DATA SEGMENT.
-- START --

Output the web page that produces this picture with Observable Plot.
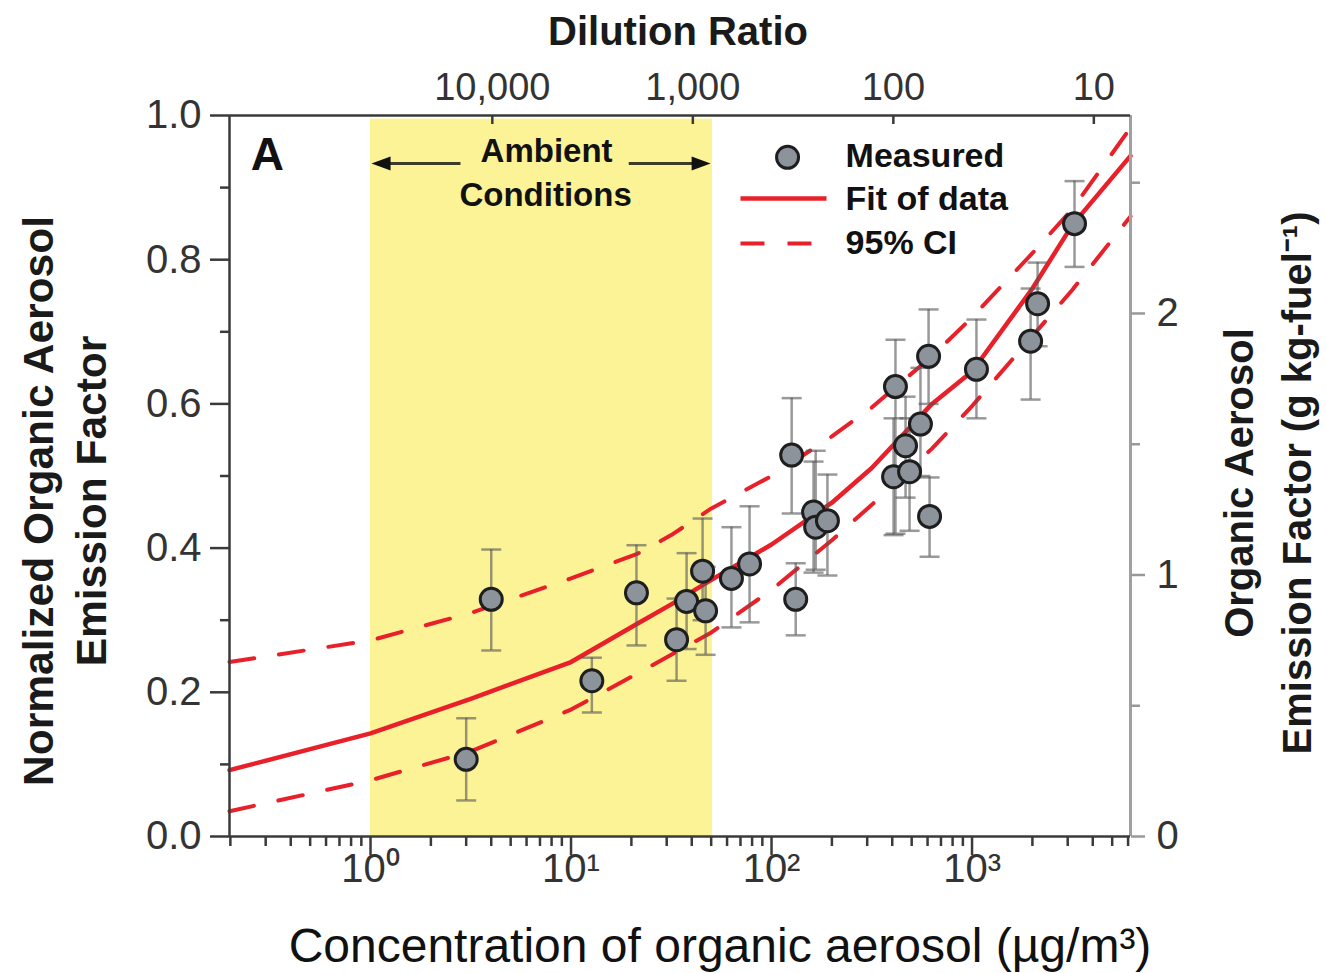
<!DOCTYPE html>
<html><head><meta charset="utf-8">
<script src="https://cdn.jsdelivr.net/npm/d3@7"></script>
<script src="https://cdn.jsdelivr.net/npm/@observablehq/plot@0.6"></script>
<style>
  html,body{margin:0;padding:0;background:#fff}
  svg{display:block}
</style>
</head><body><div id="chart"></div>
<script>
// ---- Measured data (concentration µg/m3, normalized emission factor, error bar low/high)
const conc    = [3.0, 4.0, 12.7, 21.2, 33.6, 37.7, 45.3, 46.9, 63.1, 77.7, 126, 132, 162, 166, 190, 415, 406, 466, 488, 553, 607, 614, 1052, 1959, 2123, 3244];
const norm    = [0.107, 0.329, 0.216, 0.338, 0.273, 0.326, 0.368, 0.313, 0.358, 0.378, 0.529, 0.329, 0.450, 0.429, 0.438, 0.624, 0.499, 0.542, 0.506, 0.572, 0.666, 0.444, 0.648, 0.687, 0.739, 0.850];
const errLow  = [0.050, 0.258, 0.172, 0.265, 0.216, 0.260, 0.300, 0.252, 0.290, 0.297, 0.448, 0.279, 0.366, 0.370, 0.362, 0.420, 0.418, 0.470, 0.424, 0.500, 0.600, 0.388, 0.580, 0.606, 0.680, 0.790];
const errHigh = [0.164, 0.398, 0.248, 0.404, 0.330, 0.393, 0.441, 0.374, 0.429, 0.458, 0.608, 0.379, 0.520, 0.535, 0.502, 0.689, 0.580, 0.610, 0.580, 0.650, 0.731, 0.498, 0.717, 0.760, 0.796, 0.909];

// ---- Fit and 95% confidence interval curves
const fitConc  = [0.198, 1, 3.16, 10, 21.4, 31.6, 50.1, 100, 200, 316, 631, 1000, 2000, 3160, 6170];
const fitNorm  = [0.092, 0.143, 0.191, 0.242, 0.295, 0.322, 0.356, 0.405, 0.463, 0.511, 0.600, 0.645, 0.760, 0.848, 0.944];
const ciUpper  = [0.242, 0.272, 0.310, 0.358, 0.392, 0.418, 0.455, 0.500, 0.555, 0.595, 0.666, 0.720, 0.809, 0.870, 0.983];
const ciLower  = [0.035, 0.078, 0.118, 0.176, 0.226, 0.252, 0.283, 0.342, 0.411, 0.460, 0.538, 0.597, 0.694, 0.758, 0.860];

// ---- Axes / ranges
const xDomain = [0.198, 6170];
const yDomain = [0, 1];
const ambientRange = [1, 50.8];
const leftTicks  = [0, 0.2, 0.4, 0.6, 0.8, 1.0];
const leftMinor  = [0.1, 0.3, 0.5, 0.7, 0.9];
const concDecades = [1, 10, 100, 1000];
const decadeLabels = ["10\u2070", "10\u00B9", "10\u00B2", "10\u00B3"];
const dilutionTicks  = [10000, 1000, 100, 10];
const dilutionLabels = ["10,000", "1,000", "100", "10"];
const dilutionConst = 40500;        // dilution ratio × concentration
const efFactor = 2.757;             // g kg-fuel^-1 per normalized unit
const rightTicks = [0, 1, 2];
const rightMinor = [0.5, 1.5, 2.5];

const RED = "#e8202a";
const YELLOW = "#fcf397";
const AX = "#3a3a3a";

const points = conc.map((c, i) => ({c, v: norm[i], lo: errLow[i], hi: errHigh[i]}));
const fitRows = fitConc.map((c, i) => ({c, fit: fitNorm[i], hi: ciUpper[i], lo: ciLower[i]}));
const topRows = dilutionTicks.map((d, i) => ({c: dilutionConst / d, label: dilutionLabels[i]}));

// minor log ticks (2..9 within each decade)
const minorX = [];
for (const d of [0.1, 1, 10, 100, 1000]) for (let k = 2; k <= 9; k++) {
  const v = d * k; if (v >= xDomain[0] * 0.999 && v <= xDomain[1]) minorX.push(v);
}

const capSymbol = {draw(ctx) { ctx.moveTo(-10, 0); ctx.lineTo(10, 0); }};
const headLeft  = {draw(ctx) { ctx.moveTo(-10, 0); ctx.lineTo(9, -7); ctx.lineTo(9, 7); ctx.closePath(); }};
const headRight = {draw(ctx) { ctx.moveTo(10, 0); ctx.lineTo(-9, -7); ctx.lineTo(-9, 7); ctx.closePath(); }};

const FONT = "'Liberation Sans', Arial, Helvetica, sans-serif";

const chart = Plot.plot({
  width: 1326, height: 973,
  marginTop: 115, marginRight: 196, marginBottom: 137, marginLeft: 229,
  style: {fontFamily: FONT, fontSize: "40px", color: "#222", background: "#fff"},
  x: {type: "log", domain: xDomain},
  y: {domain: yDomain},
  marks: [
    // ambient region
    Plot.rect([ambientRange], {x1: d => d[0], x2: d => d[1], y1: yDomain[0], y2: 0.995, fill: YELLOW}),
    // CI and fit
    Plot.line(fitRows, {x: "c", y: "hi", stroke: RED, strokeWidth: 4, strokeDasharray: "25,25"}),
    Plot.line(fitRows, {x: "c", y: "lo", stroke: RED, strokeWidth: 4, strokeDasharray: "25,25"}),
    Plot.line(fitRows, {x: "c", y: "fit", stroke: RED, strokeWidth: 4.5}),
    // error bars
    Plot.ruleX(points, {x: "c", y1: "lo", y2: "hi", stroke: "#555", strokeOpacity: 0.6, strokeWidth: 2.5}),
    Plot.dot(points, {x: "c", y: "lo", symbol: capSymbol, stroke: "#555", strokeOpacity: 0.6, strokeWidth: 2.5, fill: "none"}),
    Plot.dot(points, {x: "c", y: "hi", symbol: capSymbol, stroke: "#555", strokeOpacity: 0.6, strokeWidth: 2.5, fill: "none"}),
    // measured points
    Plot.dot(points, {x: "c", y: "v", r: 11, fill: "#8c939a", stroke: "#1e1e1e", strokeWidth: 3}),
    // frame
    Plot.ruleX([xDomain[1]], {stroke: "#a0a0a0", strokeWidth: 3}),
    Plot.ruleY([yDomain[1]], {stroke: AX, strokeWidth: 2.5}),
    Plot.ruleY([yDomain[0]], {stroke: AX, strokeWidth: 2.5}),
    Plot.ruleX([xDomain[0]], {stroke: AX, strokeWidth: 2.5}),
    // left axis
    Plot.axisY({anchor: "left", ticks: leftTicks, tickSize: 19, tickPadding: 9, tickFormat: d3.format(".1f"), label: null, stroke: AX, strokeWidth: 2.5, fill: "#333", fontSize: 40}),
    Plot.axisY({anchor: "left", ticks: leftMinor, tickSize: 9, tickFormat: () => "", label: null, stroke: AX, strokeWidth: 2.5}),
    // right axis (g kg-fuel^-1)
    Plot.axisY({anchor: "right", ticks: rightTicks.map(v => v / efFactor), tickSize: 14, tickPadding: 12, tickFormat: d => String(Math.round(d * efFactor)), label: null, stroke: "#999", strokeWidth: 2.5, fill: "#333", fontSize: 40}),
    Plot.axisY({anchor: "right", ticks: rightMinor.map(v => v / efFactor), tickSize: 9, tickFormat: () => "", label: null, stroke: "#999", strokeWidth: 2.5}),
    // bottom axis
    Plot.axisX({anchor: "bottom", ticks: concDecades, tickSize: 19, tickPadding: -2, tickFormat: d => decadeLabels[concDecades.indexOf(d)], label: null, stroke: AX, strokeWidth: 2.5, fill: "#333", fontSize: 40}),
    Plot.axisX({anchor: "bottom", ticks: minorX, tickSize: 10, tickFormat: () => "", label: null, stroke: AX, strokeWidth: 2.5}),
    // top axis (dilution ratio)
    Plot.ruleX(topRows, {x: "c", y1: 0.9875, y2: 1, stroke: AX, strokeWidth: 2.5}),
    Plot.text(topRows, {x: "c", y: 1, dy: -28, text: "label", lineAnchor: "middle", fill: "#333", fontSize: 38}),
    // axis titles
    Plot.text(["Dilution Ratio"], {frameAnchor: "top", dx: -2, dy: -83, lineAnchor: "middle", fontWeight: "bold", fontSize: 40, fill: "#1a1a1a"}),
    Plot.text(["Concentration of organic aerosol (\u00B5g/m\u00B3)"], {frameAnchor: "bottom", dx: 40, dy: 110, lineAnchor: "middle", fontSize: 48, fill: "#111"}),
    Plot.text(["Normalized Organic Aerosol\nEmission Factor"], {frameAnchor: "left", textAnchor: "middle", rotate: -90, dx: -167, dy: 25, lineAnchor: "middle", lineHeight: 1.25, fontWeight: "bold", fontSize: 42.5, fill: "#1a1a1a"}),
    Plot.text(["Organic Aerosol\nEmission Factor (g kg-fuel\u207B\u00B9)"], {frameAnchor: "right", textAnchor: "middle", rotate: -90, dx: 133, dy: 7, lineAnchor: "middle", lineHeight: 1.45, fontWeight: "bold", fontSize: 40, fill: "#1a1a1a"}),
    // panel letter
    Plot.text(["A"], {x: 0.306, y: 0.945, fontWeight: "bold", fontSize: 46, fill: "#111"}),
    // ambient annotation
    Plot.text(["Ambient"], {x: 7.55, y: 0.950, fontWeight: "bold", fontSize: 33, fill: "#111"}),
    Plot.text(["Conditions"], {x: 7.47, y: 0.889, fontWeight: "bold", fontSize: 33, fill: "#111"}),
    Plot.link([{a: 1.2, b: 2.81}, {a: 19.4, b: 42}], {x1: "a", x2: "b", y1: 0.9334, y2: 0.9334, stroke: "#3c3c28", strokeWidth: 3}),
    Plot.dot([1.135], {x: d => d, y: 0.9334, symbol: headLeft, fill: "#111", stroke: "none"}),
    Plot.dot([44.3], {x: d => d, y: 0.9334, symbol: headRight, fill: "#111", stroke: "none"}),
    // legend
    Plot.dot([120.2], {x: d => d, y: 0.942, r: 11, fill: "#8c939a", stroke: "#1e1e1e", strokeWidth: 3}),
    Plot.link([0], {x1: 70, x2: 188, y1: 0.885, y2: 0.885, stroke: RED, strokeWidth: 4.5}),
    Plot.link([0], {x1: 70, x2: 188, y1: 0.8225, y2: 0.8225, stroke: RED, strokeWidth: 4, strokeDasharray: "24,23"}),
    Plot.text(["Measured", "Fit of data", "95% CI"], {x: 234, y: (d, i) => [0.944, 0.8835, 0.8225][i], textAnchor: "start", fontWeight: "bold", fontSize: 34, fill: "#111"})
  ]
});
document.getElementById("chart").appendChild(chart);
</script>
</body></html>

-- END --

BRIEF. With all pictures left out, please transcribe exactly the lines from the start of the material through the line with "0.694, 0.758, 0.860];".

RESULT BELOW.
Output the web page that produces this picture with Observable Plot.
<!DOCTYPE html>
<html><head><meta charset="utf-8">
<script src="https://cdn.jsdelivr.net/npm/d3@7"></script>
<script src="https://cdn.jsdelivr.net/npm/@observablehq/plot@0.6"></script>
<style>
  html,body{margin:0;padding:0;background:#fff}
  svg{display:block}
</style>
</head><body><div id="chart"></div>
<script>
// ---- Measured data (concentration µg/m3, normalized emission factor, error bar low/high)
const conc    = [3.0, 4.0, 12.7, 21.2, 33.6, 37.7, 45.3, 46.9, 63.1, 77.7, 126, 132, 162, 166, 190, 415, 406, 466, 488, 553, 607, 614, 1052, 1959, 2123, 3244];
const norm    = [0.107, 0.329, 0.216, 0.338, 0.273, 0.326, 0.368, 0.313, 0.358, 0.378, 0.529, 0.329, 0.450, 0.429, 0.438, 0.624, 0.499, 0.542, 0.506, 0.572, 0.666, 0.444, 0.648, 0.687, 0.739, 0.850];
const errLow  = [0.050, 0.258, 0.172, 0.265, 0.216, 0.260, 0.300, 0.252, 0.290, 0.297, 0.448, 0.279, 0.366, 0.370, 0.362, 0.420, 0.418, 0.470, 0.424, 0.500, 0.600, 0.388, 0.580, 0.606, 0.680, 0.790];
const errHigh = [0.164, 0.398, 0.248, 0.404, 0.330, 0.393, 0.441, 0.374, 0.429, 0.458, 0.608, 0.379, 0.520, 0.535, 0.502, 0.689, 0.580, 0.610, 0.580, 0.650, 0.731, 0.498, 0.717, 0.760, 0.796, 0.909];

// ---- Fit and 95% confidence interval curves
const fitConc  = [0.198, 1, 3.16, 10, 21.4, 31.6, 50.1, 100, 200, 316, 631, 1000, 2000, 3160, 6170];
const fitNorm  = [0.092, 0.143, 0.191, 0.242, 0.295, 0.322, 0.356, 0.405, 0.463, 0.511, 0.600, 0.645, 0.760, 0.848, 0.944];
const ciUpper  = [0.242, 0.272, 0.310, 0.358, 0.392, 0.418, 0.455, 0.500, 0.555, 0.595, 0.666, 0.720, 0.809, 0.870, 0.983];
const ciLower  = [0.035, 0.078, 0.118, 0.176, 0.226, 0.252, 0.283, 0.342, 0.411, 0.460, 0.538, 0.597, 0.694, 0.758, 0.860];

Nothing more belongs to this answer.